UPDATE: The concert has been rescheduled for Thursday, November 21 at 4 p.m. in UCSC’s Music Center Recital Hall.
Korean traditional music and dance--including the U.S. premieres of new works by UCSC music professors David Evan Jones and Hi Kyung Kim--will be presented by master performers of the Korea National University of Arts, Wednesday, November 20, at 7:30 p.m. in UCSC’s Music Center Recital Hall.
Admission is free and open to the public.
“The essence of Korean traditional music will be presented by a 15-member ensemble made up of faculty and students from the Korea National University of Arts (KNUA),” said Kim, who is organizing the event. “KNUA is one of the best arts institutions in Korea.”
"The program consists of traditional royal court music, folk music, dance, and new music--which are evenly balanced," Kim added. “It is a privilege to host a concert of the ‘tradition and creation."

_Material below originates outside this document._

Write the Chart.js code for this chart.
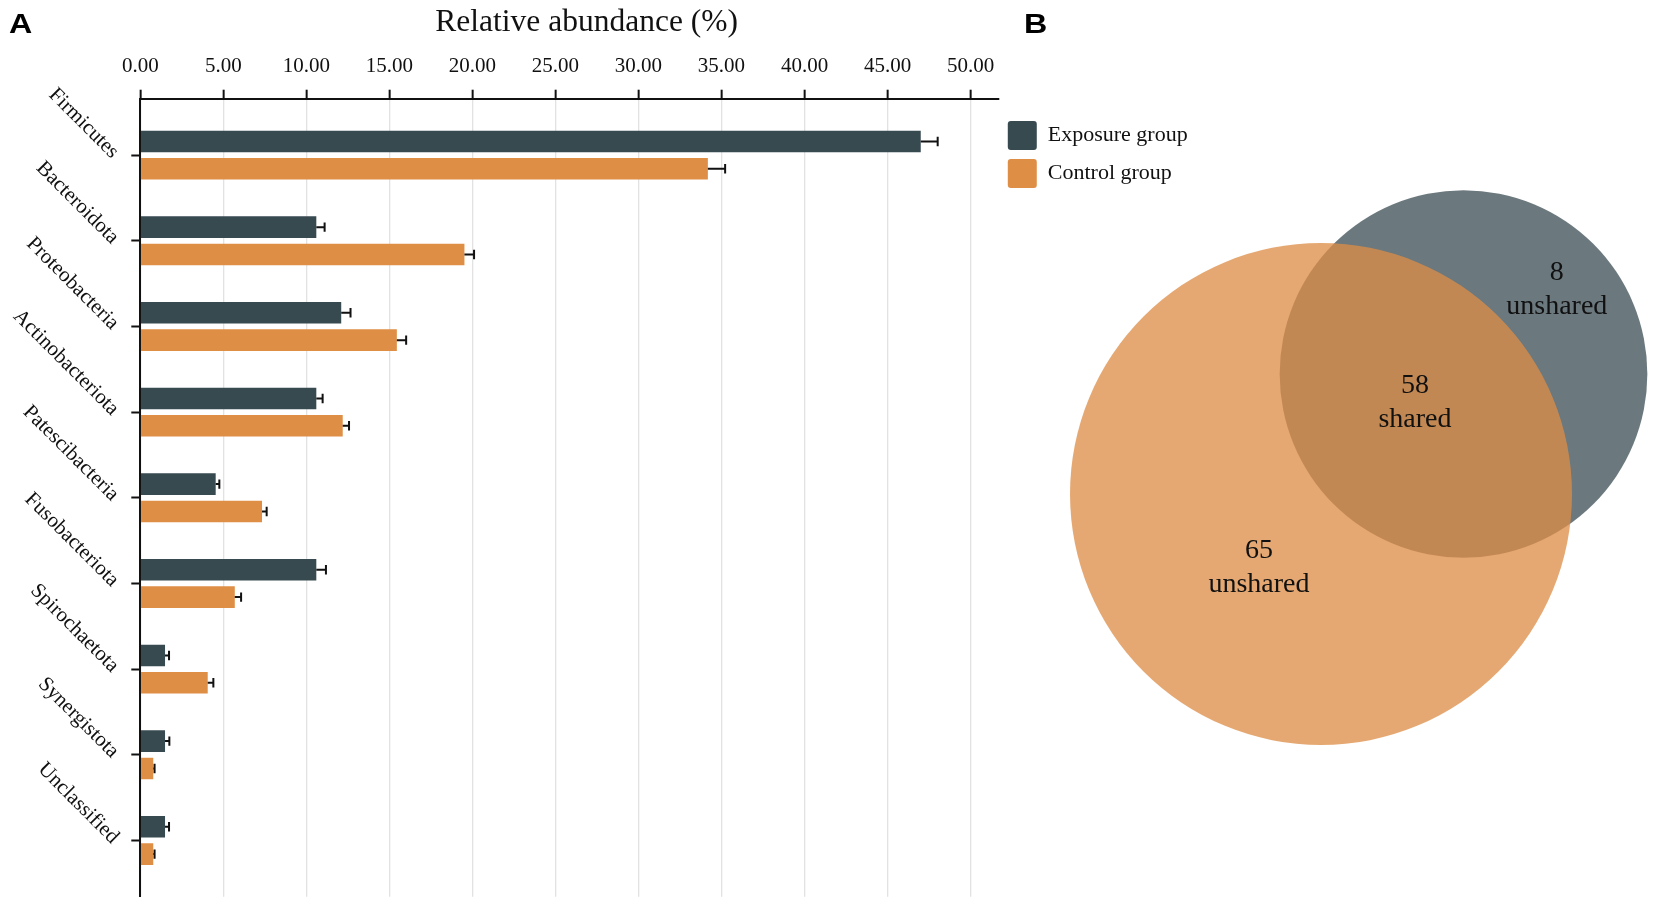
<!DOCTYPE html>
<html>
<head>
<meta charset="utf-8">
<script src="https://cdn.jsdelivr.net/npm/chart.js@4.4.1/dist/chart.umd.min.js"></script>
<style>
  html, body { margin:0; padding:0; background:#ffffff; width:1654px; height:903px; overflow:hidden; }
  #wrap { position:relative; width:1654px; height:903px; }
  canvas { position:absolute; }
  .panel { position:absolute; font-family:"Liberation Sans", Arial, sans-serif; font-weight:bold; font-size:28px; line-height:28px; color:#000; transform:scaleX(1.15); transform-origin:left top; }
</style>
</head>
<body>
<div id="wrap">
  <canvas id="bar" width="1654" height="903" style="left:0;top:0;width:1654px;height:903px"></canvas>
  <canvas id="venn" width="654" height="723" style="left:1000px;top:180px;width:654px;height:723px"></canvas>
  <div class="panel" style="left:9px;top:9.6px">A</div>
  <div class="panel" style="left:1024px;top:9.6px">B</div>
</div>
<script>
// ---------- data ----------
const categories = ['Firmicutes', 'Bacteroidota', 'Proteobacteria', 'Actinobacteriota', 'Patescibacteria',
                    'Fusobacteriota', 'Spirochaetota', 'Synergistota', 'Unclassified'];
const seriesNames = ['Exposure group', 'Control group'];
const exposureValues = [47.00, 10.60, 12.10, 10.60, 4.54, 10.60, 1.49, 1.49, 1.49];
const exposureErrors = [1.02, 0.50, 0.56, 0.38, 0.22, 0.58, 0.24, 0.26, 0.24];
const controlValues  = [34.18, 19.52, 15.45, 12.19, 7.33, 5.69, 4.06, 0.78, 0.78];
const controlErrors  = [1.04, 0.58, 0.56, 0.38, 0.28, 0.38, 0.34, 0.08, 0.08];
const xTickValues = [0, 5, 10, 15, 20, 25, 30, 35, 40, 45, 50];
const axisTitle = 'Relative abundance (%)';

// Venn: control only, shared, exposure only
const vennCounts = [65, 58, 8];
const vennSubLabels = ['unshared', 'shared', 'unshared'];

// ---------- styling / layout ----------
const FONT = 'Liberation Serif';
const INK = '#111111';
const exposureColor = '#374a50';
const controlColor = '#df8e45';

const errorBarPlugin = {
  id: 'errorBars',
  afterDatasetsDraw(chart) {
    const ctx = chart.ctx;
    const xs = chart.scales.x;
    chart.data.datasets.forEach((ds, di) => {
      const meta = chart.getDatasetMeta(di);
      meta.data.forEach((bar, i) => {
        const v = ds.data[i].x;
        const e = ds.errors[i];
        const x0 = bar.x;
        const x1 = xs.getPixelForValue(v + e);
        const y = bar.y;
        ctx.save();
        ctx.strokeStyle = INK;
        ctx.lineWidth = 2;
        ctx.beginPath();
        ctx.moveTo(x0, y); ctx.lineTo(x1, y);
        ctx.moveTo(x1, y - 4.7); ctx.lineTo(x1, y + 4.7);
        ctx.stroke();
        ctx.restore();
      });
    });
  }
};

new Chart(document.getElementById('bar'), {
  type: 'bar',
  data: {
    datasets: [
      { label: seriesNames[0], data: exposureValues.map((v, i) => ({ x: v, y: i })), errors: exposureErrors,
        backgroundColor: exposureColor, borderWidth: 0, categoryPercentage: 0.638, barPercentage: 0.79 },
      { label: seriesNames[1], data: controlValues.map((v, i) => ({ x: v, y: i })), errors: controlErrors,
        backgroundColor: controlColor, borderWidth: 0, categoryPercentage: 0.638, barPercentage: 0.79 }
    ]
  },
  options: {
    indexAxis: 'y',
    responsive: false,
    animation: false,
    events: [],
    devicePixelRatio: 1,
    layout: { padding: { left: -24.4, right: 456.3, top: 0, bottom: 6.3 } },
    scales: {
      x: {
        type: 'linear', position: 'top', min: 0, max: 51.7,
        afterBuildTicks: s => { s.ticks = xTickValues.map(v => ({ value: v })); },
        afterFit: s => { s.paddingLeft = 0; s.paddingRight = 0; },
        ticks: { padding: 11, maxRotation: 0, autoSkip: false, color: INK,
                 font: { family: FONT, size: 21 }, callback: v => Number(v).toFixed(2) },
        grid: { color: '#e2e2e2', lineWidth: 1.3, tickColor: INK, tickLength: 9, tickWidth: 2 },
        border: { color: INK, width: 2 }
      },
      y: {
        type: 'linear', reverse: true, min: -0.659, max: 8.657, offset: false,
        afterBuildTicks: s => { s.ticks = categories.map((c, i) => ({ value: i })); },
        afterFit: s => { s.width = 164.7; s.paddingTop = 0; s.paddingBottom = 0; },
        ticks: { minRotation: -45, maxRotation: -45, padding: 16, autoSkip: false, color: INK,
                 font: { family: FONT, size: 21 }, callback: v => categories[v] },
        grid: { offset: false, drawOnChartArea: false, tickColor: INK, tickLength: 9, tickWidth: 2 },
        border: { color: INK, width: 2 }
      }
    },
    plugins: {
      title: { display: true, text: axisTitle, color: INK,
               font: { family: FONT, size: 31.5, weight: 'normal' }, padding: { top: 4, bottom: 0.7 } },
      legend: {
        position: 'right', align: 'start', fullSize: false,
        title: { display: true, text: '', font: { size: 10, lineHeight: 1 }, padding: { top: 0, bottom: 3.4 } },
        labels: { boxWidth: 29, boxHeight: 29, padding: 9, color: INK,
                  font: { family: FONT, size: 22 }, useBorderRadius: true, borderRadius: 3 }
      },
      tooltip: { enabled: false }
    }
  },
  plugins: [errorBarPlugin]
});

// ---------- Venn ----------
const vennW = 654, vennH = 723;
const vennPxPerUnit = 22.63;                 // pixels per sqrt(count)
const vennOrigin = { x: 321, y: 314 };       // control circle centre inside the venn canvas (px)
const vennOffset = { x: 6.297, y: 5.303 };   // exposure circle centre relative to control (units)
const vennLabelPos = [ { x: -2.74, y: -2.84 }, { x: 4.15, y: 4.46 }, { x: 10.42, y: 9.46 } ];
const controlTotal = vennCounts[0] + vennCounts[1];
const exposureTotal = vennCounts[1] + vennCounts[2];

const vennLabelPlugin = {
  id: 'vennLabels',
  afterDatasetsDraw(chart) {
    const { ctx, scales: { x, y } } = chart;
    ctx.save();
    ctx.fillStyle = INK;
    ctx.font = '28px "' + FONT + '"';
    ctx.textAlign = 'center';
    ctx.textBaseline = 'alphabetic';
    vennCounts.forEach((n, i) => {
      const px = x.getPixelForValue(vennLabelPos[i].x);
      const py = y.getPixelForValue(vennLabelPos[i].y);
      ctx.fillText(String(n), px, py);
      ctx.fillText(vennSubLabels[i], px, py + 34);
    });
    ctx.restore();
  }
};

new Chart(document.getElementById('venn'), {
  type: 'bubble',
  data: {
    datasets: [
      { label: seriesNames[1], data: [{ x: 0, y: 0, r: vennPxPerUnit * Math.sqrt(controlTotal) }],
        backgroundColor: 'rgba(221,142,72,0.77)', borderWidth: 0, clip: false },
      { label: seriesNames[0], data: [{ x: vennOffset.x, y: vennOffset.y, r: vennPxPerUnit * Math.sqrt(exposureTotal) }],
        backgroundColor: 'rgba(55,73,79,0.74)', borderWidth: 0, clip: false }
    ]
  },
  options: {
    responsive: false,
    animation: false,
    events: [],
    devicePixelRatio: 1,
    layout: { padding: 0, autoPadding: false },
    scales: {
      x: { type: 'linear', display: false, min: -vennOrigin.x / vennPxPerUnit, max: (vennW - vennOrigin.x) / vennPxPerUnit },
      y: { type: 'linear', display: false, min: -(vennH - vennOrigin.y) / vennPxPerUnit, max: vennOrigin.y / vennPxPerUnit }
    },
    plugins: { legend: { display: false }, tooltip: { enabled: false } }
  },
  plugins: [vennLabelPlugin]
});
</script>
</body>
</html>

In 2005, former UCSC chancellor M.R.C. Greenwood visited the Korea National University of Arts to meet with the president of the school.
Since then, UCSC has collaborated on a number of projects with KNUA, including the Festival of Gayageum and Western Instruments in 2007, and the Pacific Rim Music Festival in 2010.
Kim noted that the concert at UCSC is being presented in conjunction with a major Korean art exhibition now running at San Francisco’s Asian Art Museum through January 12.
She added that two well-known Korean composers’ works will also be performed for the first time in the U.S.
One of those pieces, A Monologue for haegeum solo, was composed by Kang Jun-il, who was a featured composer for Yo-Yo Ma’s Silk-Road project.
The other is Lim June-Hee’s, Dancing Sanjo for gayageum, violin and piano, which was commissioned by the Radio France Orchestra concert master. It will feature UCSC violin lecturer Roy Malan and guest pianist Jeffrey LaDeur.
UCSC music professor David Evan Jones’s piece, Yeonpyeongdo Island for daegum and computer sounds, is one of a series of his recent compositions that use computer processed versions of actual news broadcasts in combination with live instruments.
“These pieces transform reports of some of the difficult news of our day and bring them into the contemplative frame of the concert hall,” said Jones. “Yeonpyeong Island features a report from South Korean radio broadcast on the day after the North Koreans launched an attack on Yeonpyeong Island in South Korea, killing several people.”
“This piece is composed for my friend and collaborator Kim Jeong-Seung who assisted in its development--it is only because of Kim Jeong-Seung’s extraordinary mastery of the daegum that this piece is possible in its current form,” he added.
Kim’s own piece, When He Was Six-Hundred Years Old, was inspired by the story of Noah’s Ark from the Book of Genesis.
“In this music, I have tried to describe Noah’s preparation for building the ark, the 40 days of rain, life in the ark, and the appearance of land and their new life,” said Kim.
She added that it was written for ajaeng virtuoso, Sang-Hun Kim, as a prayer for her brother, Yun-Ki Kim.
“The ajaeng is a versatile string instrument, which employs several methods to produce the sounds—plucking the strings, and bowing the strings with a bow or with a stick,” Kim noted. “While its eight strings makes it somewhat limited in pitch material and scales, it has a rich and wide range of expression through both left and right hand techniques.”